By: Steve Payne | November 12, 2013
To coincide with international climate talks convening in Poland this week, the United Nations meteorological agency has released an analysis of this year’s global weather data. According to ABC news, Michel Jarraud of the World Meteorological Organisation said “2013 is likely to be one of the top 10 warmest years since records began.” Australia, he noted, had experienced “the world's biggest increase in average temperatures”.
Jarraud was quoted in the Sydney Morning Herald as saying that atmospheric concentrations of greenhouse gases had reached new heights in 2012 and were expected to exceed those levels in 2013.
A draft report from the Climate Change Authority (CAA), this government’s independent climate advisory body, has recommended that Australia aim to cut its greenhouse gas emissions by up to 50 per cent by 2030 as a contribution to global efforts to avoid two degrees of planetary warming by 2050. This is the level at which severe weather disruption will start to take place.
The authority clearly stated that the current target of a 5 per cent cut to emissions, based on 2000 levels, is inadequate and should be 15 per cent at an absolute minimum.

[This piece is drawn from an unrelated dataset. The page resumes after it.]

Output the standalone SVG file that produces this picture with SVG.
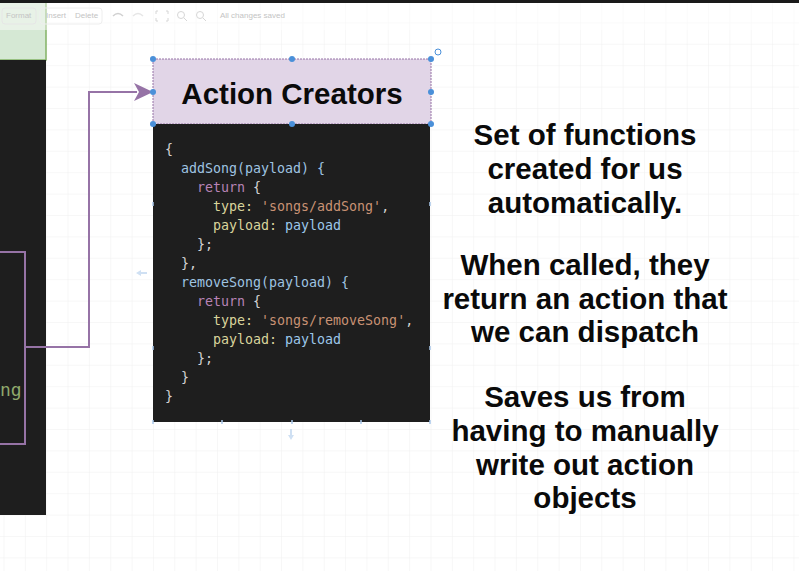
<svg xmlns="http://www.w3.org/2000/svg" width="799" height="571" viewBox="0 0 799 571">
<defs>
<pattern id="grid" x="3.5" y="1" width="21.35" height="21.4" patternUnits="userSpaceOnUse">
<path d="M0,0 H21.35 M0,0 V21.4" fill="none" stroke="#efefef" stroke-width="1"/>
</pattern>
<style>
.code{font-family:"DejaVu Sans Mono","Liberation Mono",monospace;font-size:13.3px}
.p{fill:#d4d4d4}.f{fill:#9fc4e2}.k{fill:#b883b6}.y{fill:#d9d49c}.s{fill:#c99274}.v{fill:#9cc7ea}
.big{font-family:"Liberation Sans",Arial,sans-serif;font-weight:bold;font-size:29.5px;fill:#0a0a0a;text-anchor:middle}
.tb{font-family:"Liberation Sans",Arial,sans-serif;font-size:8px;fill:#c4c4c4}
.h{fill:#4a90d9}
.tick{stroke:#a9c8ea;stroke-width:1.5}
</style>
</defs>
<rect width="799" height="571" fill="#ffffff"/>
<rect width="799" height="571" fill="url(#grid)"/>

<g id="left-green">
<rect x="-2" y="-2" width="48" height="62" fill="#d5e8d4" stroke="#82b366" stroke-width="1.5"/>
</g>
<g id="left-dark">
<rect x="0" y="60" width="46" height="455" fill="#1e1e1e"/>
<rect x="-2" y="252" width="27" height="192" fill="none" stroke="#9673a6" stroke-width="2"/>
<text x="0" y="396" font-family="DejaVu Sans Mono,monospace" font-size="18" fill="#8fa86c">ng</text>
</g>

<g id="connectors">
<path d="M25,347 H89 V92 H137" fill="none" stroke="#9673a6" stroke-width="2"/>
<path d="M153,92 L134,83 L139,92 L134,101 Z" fill="#9673a6"/>
</g>

<g id="action-creators">
<rect x="153" y="59" width="278" height="65" fill="#e1d5e7" stroke="#9673a6" stroke-width="1" stroke-dasharray="2 1"/>
<text class="big" x="292" y="104">Action Creators</text>
</g>

<g id="code">
<rect x="153" y="124" width="277" height="298" fill="#1e1e1e"/>
<text class="code"><tspan class="p" x="165" y="154">{</tspan></text>
<text class="code"><tspan class="f" x="181" y="173">addSong(payload) {</tspan></text>
<text class="code"><tspan class="k" x="197" y="192">return</tspan><tspan class="p"> {</tspan></text>
<text class="code" xml:space="preserve"><tspan class="y" x="213" y="211">type:</tspan><tspan class="s"> 'songs/addSong'</tspan><tspan class="p">,</tspan></text>
<text class="code" xml:space="preserve"><tspan class="y" x="213" y="230">payload:</tspan><tspan class="v"> payload</tspan></text>
<text class="code"><tspan class="p" x="197" y="249">};</tspan></text>
<text class="code"><tspan class="p" x="181" y="268">},</tspan></text>
<text class="code"><tspan class="f" x="181" y="287">removeSong(payload) {</tspan></text>
<text class="code"><tspan class="k" x="197" y="306">return</tspan><tspan class="p"> {</tspan></text>
<text class="code" xml:space="preserve"><tspan class="y" x="213" y="325">type:</tspan><tspan class="s"> 'songs/removeSong'</tspan><tspan class="p">,</tspan></text>
<text class="code" xml:space="preserve"><tspan class="y" x="213" y="344">payload:</tspan><tspan class="v"> payload</tspan></text>
<text class="code"><tspan class="p" x="197" y="363">};</tspan></text>
<text class="code"><tspan class="p" x="181" y="382">}</tspan></text>
<text class="code"><tspan class="p" x="165" y="401">}</tspan></text>
</g>

<g id="selection">
<circle class="h" cx="153" cy="59" r="3"/><circle class="h" cx="292" cy="59" r="3"/><circle class="h" cx="431" cy="59" r="3"/>
<circle class="h" cx="153" cy="92" r="3"/><circle class="h" cx="431" cy="92" r="3"/>
<circle class="h" cx="153" cy="124" r="3"/><circle class="h" cx="292" cy="124" r="3"/><circle class="h" cx="431" cy="124" r="3"/>
<circle cx="438" cy="52" r="3" fill="none" stroke="#4a90d9" stroke-width="1"/>
<path class="tick" d="M153,202 v4 M430,202 v4 M153,346 v4 M430,346 v4 M153,420 v4 M430,420 v4 M222,420 v4 M361,420 v4 M292,420 v4"/>
<path d="M136,273 L141,270 V272 H147 V274 H141 V276 Z" fill="#cfe0f3"/>
<path d="M291,440 L288,435 H290 V429 H292 V435 H294 Z" fill="#cfe0f3"/>
</g>

<g id="notes">
<text class="big" x="585" y="145">Set of functions</text>
<text class="big" x="585" y="179">created for us</text>
<text class="big" x="585" y="213">automatically.</text>
<text class="big" x="585" y="275">When called, they</text>
<text class="big" x="585" y="309">return an action that</text>
<text class="big" x="585" y="342">we can dispatch</text>
<text class="big" x="585" y="407">Saves us from</text>
<text class="big" x="585" y="441">having to manually</text>
<text class="big" x="585" y="475">write out action</text>
<text class="big" x="585" y="508">objects</text>
</g>

<g id="toolbar">
<rect x="0" y="0" width="799" height="3" fill="#1a1a1a"/>
<rect x="0" y="3" width="799" height="27" fill="#ffffff" opacity="0.45"/>
<rect x="2" y="8" width="34" height="16" rx="3" fill="none" stroke="#e6e6e6"/>
<text class="tb" x="6" y="18">Format</text>
<rect x="40" y="8" width="62" height="16" rx="3" fill="none" stroke="#eeeeee"/>
<text class="tb" x="46" y="18">Insert</text>
<text class="tb" x="75" y="18">Delete</text>
<path d="M113,16 q5,-5 10,0" fill="none" stroke="#d0d0d0" stroke-width="1.5"/>
<path d="M133,16 q5,-5 10,0" fill="none" stroke="#e6e6e6" stroke-width="1.5"/>
<path d="M158,11 h-2 v3 M166,11 h2 v3 M158,21 h-2 v-3 M166,21 h2 v-3" fill="none" stroke="#d6d6d6"/>
<circle cx="181" cy="15" r="3.5" fill="none" stroke="#d6d6d6"/><path d="M184,18 l3,3" stroke="#d6d6d6"/>
<circle cx="200" cy="15" r="3.5" fill="none" stroke="#d6d6d6"/><path d="M203,18 l3,3" stroke="#d6d6d6"/>
<text class="tb" x="220" y="18">All changes saved</text>
</g>
</svg>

These findings are not news to respected climate scientists, including those preparing reports for the Intergovernmental Panel on Climate Change (IPCC), who have been calling for more drastic cuts for years. Globally, there has been “a mix of shock and dismay at reports that Australia will not move beyond the existing 5% target to cut carbon emissions by 2020”, the ABC reports.
In light of this, and reports from the CAA and the IPCC, the current Australian targets do not present genuine solutions to the problems that face Australia, and the planet, if the full effects of climate change take hold.
It is surely time for Australian citizens to come out of their recent slumber on climate change action and acknowledge the enormity of the issue and the need to convince governments to take urgent measures now.